I’m a massive advocate of the coaching THEN planning THEN advice process of financial planning. Help the client to work out what the future might look like, then create a financial plan (probably involving a cashflow forecast) to plot a path to get there, then use technical knowledge to provide advice on the way.
But what if the client doesn’t want the coaching element of the process? Maybe they know where they are going and don’t want to be challenged and ask to go straight to the planning phase. What if they don’t want to think about the future at all and just want tax or product advice?
There are two responses to this situation. The first is contracting. The second is to decide not to deal with those sort of clients at all.
To deal with the second point first, it is important to get the right kind of client for your business. In my experience, people who say they don’t want any form of planning, who just have a specific requirement they want solving, don’t make good long term clients. They tend to be focussed on cost not benefit, on investment portfolio performance rather than investment portfolio relevance.
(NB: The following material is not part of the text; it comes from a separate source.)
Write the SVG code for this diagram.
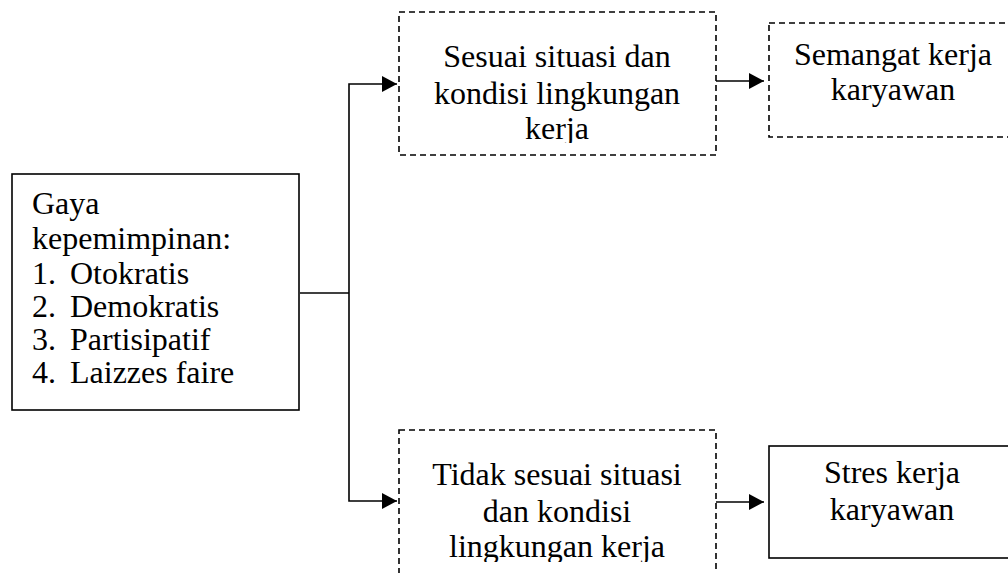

At Ovation we choose to not deal with these sort of clients.
Some people don’t need coaching. Actually, I don’t believe that for a moment. I’ve never yet met a person who has their lives so perfectly in order that they wouldn’t benefit from some facilitated thinking and/or from being challenged. So let’s start that paragraph again.
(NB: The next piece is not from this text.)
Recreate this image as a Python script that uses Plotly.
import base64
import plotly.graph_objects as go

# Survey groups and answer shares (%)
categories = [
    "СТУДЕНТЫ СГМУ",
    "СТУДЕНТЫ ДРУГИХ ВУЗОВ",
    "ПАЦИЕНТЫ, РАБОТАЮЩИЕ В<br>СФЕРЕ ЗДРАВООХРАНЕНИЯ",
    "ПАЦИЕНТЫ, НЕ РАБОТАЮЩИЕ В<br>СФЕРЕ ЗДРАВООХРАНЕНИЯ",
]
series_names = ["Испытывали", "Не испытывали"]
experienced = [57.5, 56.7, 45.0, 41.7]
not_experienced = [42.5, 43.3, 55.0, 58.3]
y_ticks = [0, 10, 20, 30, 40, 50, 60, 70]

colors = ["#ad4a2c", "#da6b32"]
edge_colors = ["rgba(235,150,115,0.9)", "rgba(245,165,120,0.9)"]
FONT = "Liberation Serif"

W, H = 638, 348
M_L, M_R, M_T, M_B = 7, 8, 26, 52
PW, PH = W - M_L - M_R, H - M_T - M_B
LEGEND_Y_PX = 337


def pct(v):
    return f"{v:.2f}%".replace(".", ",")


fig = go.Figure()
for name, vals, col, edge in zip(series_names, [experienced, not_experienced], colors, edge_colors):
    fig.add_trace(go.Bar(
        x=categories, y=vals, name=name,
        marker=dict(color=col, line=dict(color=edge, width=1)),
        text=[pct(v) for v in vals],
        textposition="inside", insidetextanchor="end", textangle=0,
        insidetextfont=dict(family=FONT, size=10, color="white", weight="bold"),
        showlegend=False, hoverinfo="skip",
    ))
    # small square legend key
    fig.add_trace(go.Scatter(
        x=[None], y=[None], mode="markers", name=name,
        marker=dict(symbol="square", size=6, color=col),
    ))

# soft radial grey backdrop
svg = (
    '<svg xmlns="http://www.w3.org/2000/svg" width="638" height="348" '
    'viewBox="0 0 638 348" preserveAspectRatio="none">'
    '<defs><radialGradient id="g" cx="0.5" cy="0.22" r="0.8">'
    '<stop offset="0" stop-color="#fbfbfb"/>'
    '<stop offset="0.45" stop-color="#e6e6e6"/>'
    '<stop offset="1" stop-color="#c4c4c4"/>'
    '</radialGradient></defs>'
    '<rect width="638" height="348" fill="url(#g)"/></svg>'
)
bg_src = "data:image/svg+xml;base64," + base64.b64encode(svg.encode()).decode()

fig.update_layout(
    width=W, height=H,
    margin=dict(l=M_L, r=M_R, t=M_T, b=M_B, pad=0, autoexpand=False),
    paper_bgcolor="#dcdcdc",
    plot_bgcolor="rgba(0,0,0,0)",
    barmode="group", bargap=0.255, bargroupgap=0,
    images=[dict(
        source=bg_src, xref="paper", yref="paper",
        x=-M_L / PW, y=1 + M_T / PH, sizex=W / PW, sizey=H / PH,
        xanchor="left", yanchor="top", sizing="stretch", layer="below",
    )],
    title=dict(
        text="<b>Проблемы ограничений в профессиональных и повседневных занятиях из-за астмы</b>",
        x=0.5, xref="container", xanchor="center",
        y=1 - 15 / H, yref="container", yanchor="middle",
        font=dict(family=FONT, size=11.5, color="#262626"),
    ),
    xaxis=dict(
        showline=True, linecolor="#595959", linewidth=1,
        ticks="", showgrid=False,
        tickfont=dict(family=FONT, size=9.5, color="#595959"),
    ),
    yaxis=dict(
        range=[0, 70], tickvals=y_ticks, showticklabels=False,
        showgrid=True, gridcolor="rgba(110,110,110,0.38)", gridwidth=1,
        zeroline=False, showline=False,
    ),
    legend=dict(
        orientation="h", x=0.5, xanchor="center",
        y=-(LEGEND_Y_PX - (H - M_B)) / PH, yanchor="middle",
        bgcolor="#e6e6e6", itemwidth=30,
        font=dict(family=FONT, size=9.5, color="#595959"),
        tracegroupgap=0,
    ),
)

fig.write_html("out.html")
Some people are wary of coaching. This could be for a variety of reasons. Perhaps they have sufficient clarity over their desired future. People don’t first approach a financial adviser to be challenged. Maybe they find the whole process uncomfortable.
Not everyone wants to confront their future. Carl Richards deals with this really well in his 4 part podcast series on goals, I’d recommend you check it out (the Behavior Gap Radio podcasts).
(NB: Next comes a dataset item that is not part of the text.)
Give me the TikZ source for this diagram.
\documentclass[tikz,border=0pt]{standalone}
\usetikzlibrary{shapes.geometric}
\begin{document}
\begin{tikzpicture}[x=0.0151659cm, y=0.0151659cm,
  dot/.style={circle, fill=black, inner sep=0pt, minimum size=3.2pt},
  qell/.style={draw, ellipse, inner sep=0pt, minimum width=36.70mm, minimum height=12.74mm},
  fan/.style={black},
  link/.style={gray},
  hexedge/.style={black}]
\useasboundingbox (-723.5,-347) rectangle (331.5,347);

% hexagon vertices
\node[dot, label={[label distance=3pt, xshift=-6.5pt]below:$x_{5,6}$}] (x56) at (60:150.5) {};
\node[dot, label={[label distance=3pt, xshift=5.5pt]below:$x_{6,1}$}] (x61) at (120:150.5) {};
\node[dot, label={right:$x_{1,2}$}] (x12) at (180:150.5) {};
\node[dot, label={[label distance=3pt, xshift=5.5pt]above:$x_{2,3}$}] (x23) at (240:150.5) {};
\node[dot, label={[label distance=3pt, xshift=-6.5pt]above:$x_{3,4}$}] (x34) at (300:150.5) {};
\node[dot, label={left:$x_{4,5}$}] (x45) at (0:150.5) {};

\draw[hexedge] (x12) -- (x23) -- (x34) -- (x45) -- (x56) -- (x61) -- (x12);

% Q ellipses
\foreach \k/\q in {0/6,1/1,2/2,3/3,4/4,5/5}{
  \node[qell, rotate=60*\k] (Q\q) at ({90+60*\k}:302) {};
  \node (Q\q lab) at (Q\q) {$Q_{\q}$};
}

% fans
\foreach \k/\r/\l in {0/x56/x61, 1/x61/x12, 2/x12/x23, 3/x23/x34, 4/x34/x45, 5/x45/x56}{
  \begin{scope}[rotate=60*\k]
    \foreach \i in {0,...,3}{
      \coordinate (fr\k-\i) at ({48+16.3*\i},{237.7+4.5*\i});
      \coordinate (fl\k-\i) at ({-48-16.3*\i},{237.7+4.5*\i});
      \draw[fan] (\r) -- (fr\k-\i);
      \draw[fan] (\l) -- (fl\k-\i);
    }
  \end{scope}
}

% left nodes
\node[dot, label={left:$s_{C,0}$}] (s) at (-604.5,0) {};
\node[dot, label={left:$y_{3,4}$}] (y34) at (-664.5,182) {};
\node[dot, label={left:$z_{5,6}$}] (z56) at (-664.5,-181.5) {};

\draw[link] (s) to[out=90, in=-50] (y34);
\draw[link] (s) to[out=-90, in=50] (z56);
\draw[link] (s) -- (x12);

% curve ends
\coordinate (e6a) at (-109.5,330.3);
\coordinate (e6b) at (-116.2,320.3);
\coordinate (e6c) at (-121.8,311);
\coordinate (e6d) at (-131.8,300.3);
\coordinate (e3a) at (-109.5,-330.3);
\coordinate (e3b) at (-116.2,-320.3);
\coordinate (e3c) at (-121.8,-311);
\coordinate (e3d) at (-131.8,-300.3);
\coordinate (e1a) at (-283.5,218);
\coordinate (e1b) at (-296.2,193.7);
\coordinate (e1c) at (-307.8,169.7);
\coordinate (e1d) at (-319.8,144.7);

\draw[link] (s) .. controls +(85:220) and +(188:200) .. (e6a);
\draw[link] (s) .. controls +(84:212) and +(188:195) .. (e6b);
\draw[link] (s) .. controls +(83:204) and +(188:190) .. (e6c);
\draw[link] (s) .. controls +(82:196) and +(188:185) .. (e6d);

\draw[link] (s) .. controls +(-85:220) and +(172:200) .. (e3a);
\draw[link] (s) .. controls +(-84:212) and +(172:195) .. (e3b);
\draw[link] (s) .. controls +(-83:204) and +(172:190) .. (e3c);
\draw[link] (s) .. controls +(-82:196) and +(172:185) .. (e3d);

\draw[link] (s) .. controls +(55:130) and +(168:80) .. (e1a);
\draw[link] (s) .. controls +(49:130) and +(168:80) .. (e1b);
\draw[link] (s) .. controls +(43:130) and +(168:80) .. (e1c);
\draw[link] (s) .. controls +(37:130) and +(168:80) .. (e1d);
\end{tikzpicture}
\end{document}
There are things that we can do to improve our contracting with the client. When I do business coaching I send an email to the new coachee in advance explaining how the process works. That I am there to help their thinking, that I am not there to provide answers. That they need to come with an open mind and a willingness to explore.
Why not take a similar approach with a new financial planning client? Send them an email or letter confirming time and date etc, perhaps ask them to bring their ID documents with them. Then include a paragraph explaining the process. Why should the process be a mystery? Tell them that in order to create a financial plan, to understand their attitude to risk, to make any sort of recommendations, we first need to get clarity over what they want their future to look like. We can then create a plan to help bring that future closer.
There are other ways. Blogs on the web site explaining your process, for example. Using challenging questions that aren’t confrontational. Carl talks about not setting goals but setting ‘guesses’, to highlight the fact that goals can change (I also like ‘motivations’).
It all builds up to contracting with the client to provide your kind of services, a pre-sale process so that the client comes in ready to properly engage with you in that first meeting.